───── Stored data

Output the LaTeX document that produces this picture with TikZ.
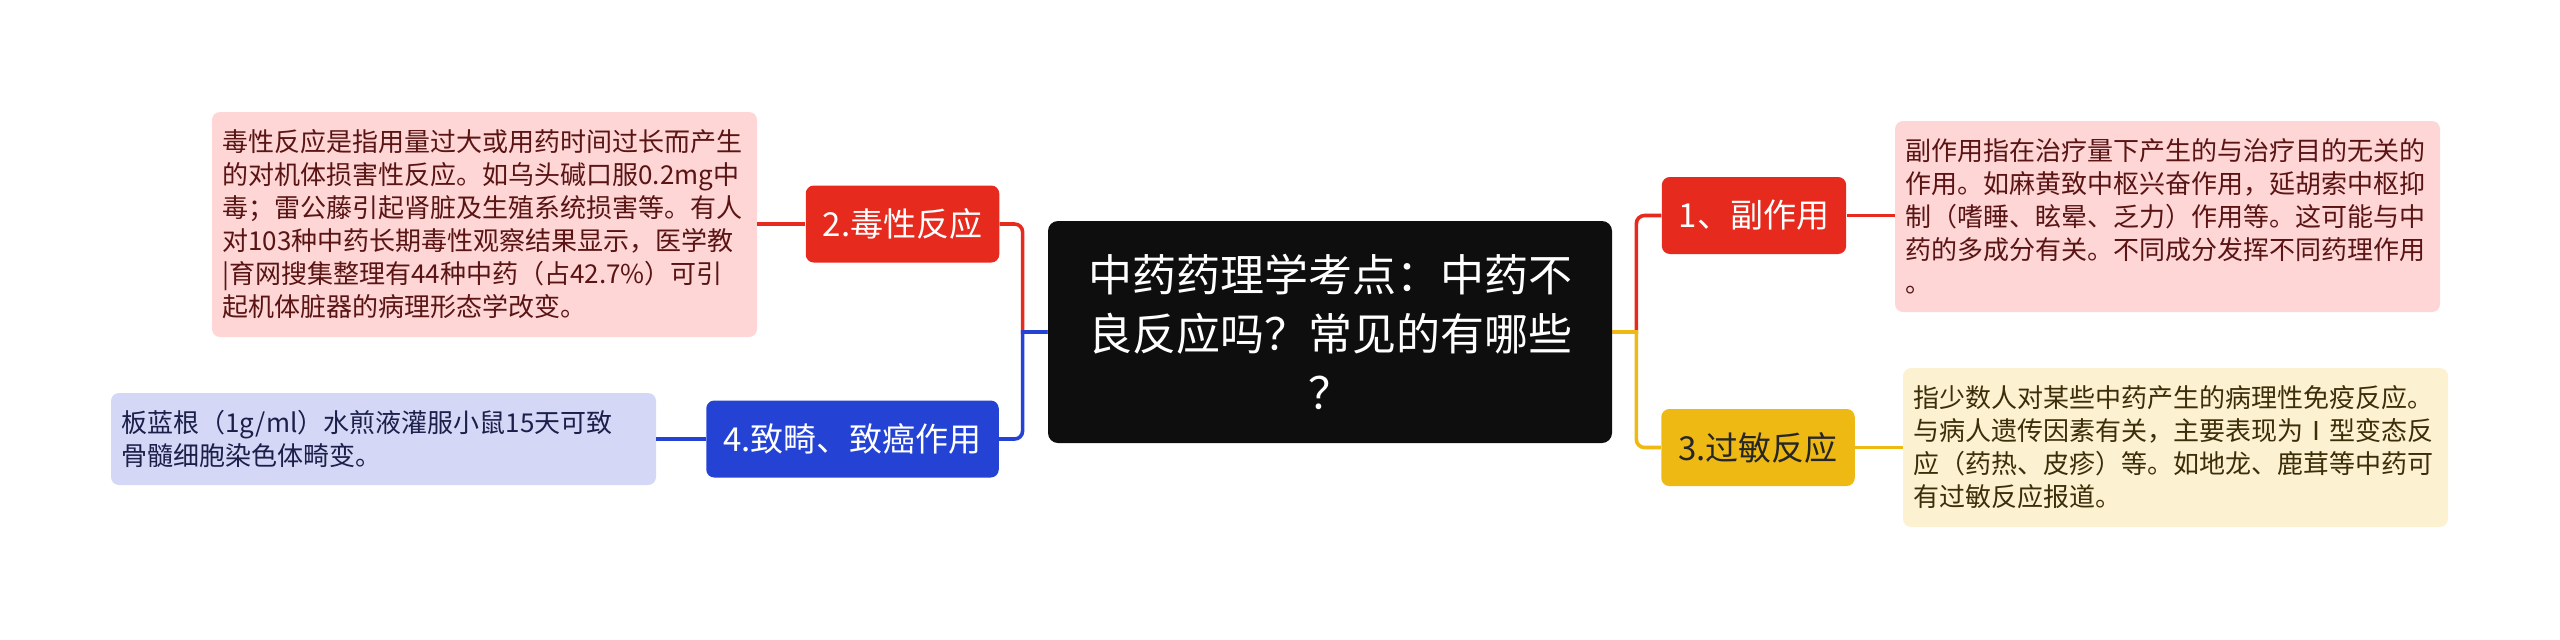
\documentclass[tikz,border=0pt]{standalone}
\usepackage{fontspec}
\setmainfont{Noto Sans CJK SC}
\definecolor{redb}{HTML}{E62B1E}
\definecolor{blueb}{HTML}{2443D4}
\definecolor{yellowb}{HTML}{EFB914}
\definecolor{rootc}{HTML}{0E0E0E}
\definecolor{pinkf}{HTML}{FDD6D5}
\definecolor{bluef}{HTML}{D4D8F6}
\definecolor{yellowf}{HTML}{FCF1D1}
\definecolor{pinkt}{HTML}{5A1414}
\definecolor{bluet}{HTML}{1B1F4A}
\definecolor{yellowt}{HTML}{3D2E0A}
\begin{document}
\begin{tikzpicture}[x=0.5pt,y=-0.5pt,
    root/.style={fill=rootc,text=white,rounded corners=5pt,align=center,
        font=\fontsize{22}{29.5}\selectfont,minimum width=282pt,minimum height=111pt,inner sep=0pt},
    sub/.style={rounded corners=4pt,font=\fontsize{16.5}{20}\selectfont,
        minimum height=38.5pt,inner xsep=8.5pt,inner ysep=0pt},
    leaf/.style={rounded corners=4pt,align=left,font=\fontsize{13}{16.5}\selectfont,
        text width=262pt,minimum width=272.5pt,inner sep=0pt},
    link/.style={line width=1.8pt}]
    
    \useasboundingbox (0,0) rectangle (2560,639);
    
    \node[root] (C) at (1330,332) {中药药理学考点：中药不\\良反应吗？常见的有哪些\\？};
    
    \node[sub,fill=redb,text=white] (B2) at (902.5,224) {2.毒性反应};
    \node[sub,fill=blueb,text=white] (B4) at (852.5,439) {4.致畸、致癌作用};
    \node[sub,fill=redb,text=white] (B1) at (1754,215.5) {1、副作用};
    \node[sub,fill=yellowb,text=black!85] (B3) at (1758,447.5) {3.过敏反应};
    
    \node[leaf,fill=pinkf,text=pinkt,minimum height=112.5pt] (L2) at (484.5,224.5) {毒性反应是指用量过大或用药时间过长而产生\\的对机体损害性反应。如乌头碱口服0.2mg中\\毒；雷公藤引起肾脏及生殖系统损害等。有人\\对103种中药长期毒性观察结果显示，医学教\\|育网搜集整理有44种中药（占42.7\%）可引\\起机体脏器的病理形态学改变。};
    \node[leaf,fill=bluef,text=bluet,minimum height=46pt] (L4) at (383.5,439) {板蓝根（1g/ml）水煎液灌服小鼠15天可致\\骨髓细胞染色体畸变。};
    \node[leaf,fill=pinkf,text=pinkt,minimum height=95.5pt] (L1) at (2167.5,216.5) {副作用指在治疗量下产生的与治疗目的无关的\\作用。如麻黄致中枢兴奋作用，延胡索中枢抑\\制（嗜睡、眩晕、乏力）作用等。这可能与中\\药的多成分有关。不同成分发挥不同药理作用\\。};
    \node[leaf,fill=yellowf,text=yellowt,minimum height=79.5pt] (L3) at (2175.5,447.5) {指少数人对某些中药产生的病理性免疫反应。\\与病人遗传因素有关，主要表现为Ⅰ型变态反\\应（药热、皮疹）等。如地龙、鹿茸等中药可\\有过敏反应报道。};
    
    \draw[link,redb] (C.west) -- ++(-25,0) [rounded corners=4pt] |- (B2.east);
    \draw[link,blueb] (C.west) -- ++(-25,0) [rounded corners=4pt] |- (B4.east);
    \draw[link,redb] (C.east) -- ++(24,0) [rounded corners=4pt] |- (B1.west);
    \draw[link,yellowb] (C.east) -- ++(24,0) [rounded corners=4pt] |- (B3.west);
    
    \draw[link,redb] (B2.west) -- (B2.west -| L2.east);
    \draw[link,blueb] (B4.west) -- (B4.west -| L4.east);
    \draw[link,redb] (B1.east) -- (B1.east -| L1.west);
    \draw[link,yellowb] (B3.east) -- (B3.east -| L3.west);
    
    
\end{tikzpicture}
\end{document}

──────────

__Description of the task__. Skip every picture and return the lines above from the top through the one that contains "(B3) at (1758,447.5)".

__Solution to this problem__.
Output the LaTeX document that produces this picture with TikZ.
\documentclass[tikz,border=0pt]{standalone}
\usepackage{fontspec}
\setmainfont{Noto Sans CJK SC}
\definecolor{redb}{HTML}{E62B1E}
\definecolor{blueb}{HTML}{2443D4}
\definecolor{yellowb}{HTML}{EFB914}
\definecolor{rootc}{HTML}{0E0E0E}
\definecolor{pinkf}{HTML}{FDD6D5}
\definecolor{bluef}{HTML}{D4D8F6}
\definecolor{yellowf}{HTML}{FCF1D1}
\definecolor{pinkt}{HTML}{5A1414}
\definecolor{bluet}{HTML}{1B1F4A}
\definecolor{yellowt}{HTML}{3D2E0A}
\begin{document}
\begin{tikzpicture}[x=0.5pt,y=-0.5pt,
    root/.style={fill=rootc,text=white,rounded corners=5pt,align=center,
        font=\fontsize{22}{29.5}\selectfont,minimum width=282pt,minimum height=111pt,inner sep=0pt},
    sub/.style={rounded corners=4pt,font=\fontsize{16.5}{20}\selectfont,
        minimum height=38.5pt,inner xsep=8.5pt,inner ysep=0pt},
    leaf/.style={rounded corners=4pt,align=left,font=\fontsize{13}{16.5}\selectfont,
        text width=262pt,minimum width=272.5pt,inner sep=0pt},
    link/.style={line width=1.8pt}]
    
    \useasboundingbox (0,0) rectangle (2560,639);
    
    \node[root] (C) at (1330,332) {中药药理学考点：中药不\\良反应吗？常见的有哪些\\？};
    
    \node[sub,fill=redb,text=white] (B2) at (902.5,224) {2.毒性反应};
    \node[sub,fill=blueb,text=white] (B4) at (852.5,439) {4.致畸、致癌作用};
    \node[sub,fill=redb,text=white] (B1) at (1754,215.5) {1、副作用};
    \node[sub,fill=yellowb,text=black!85] (B3) at (1758,447.5) {3.过敏反应};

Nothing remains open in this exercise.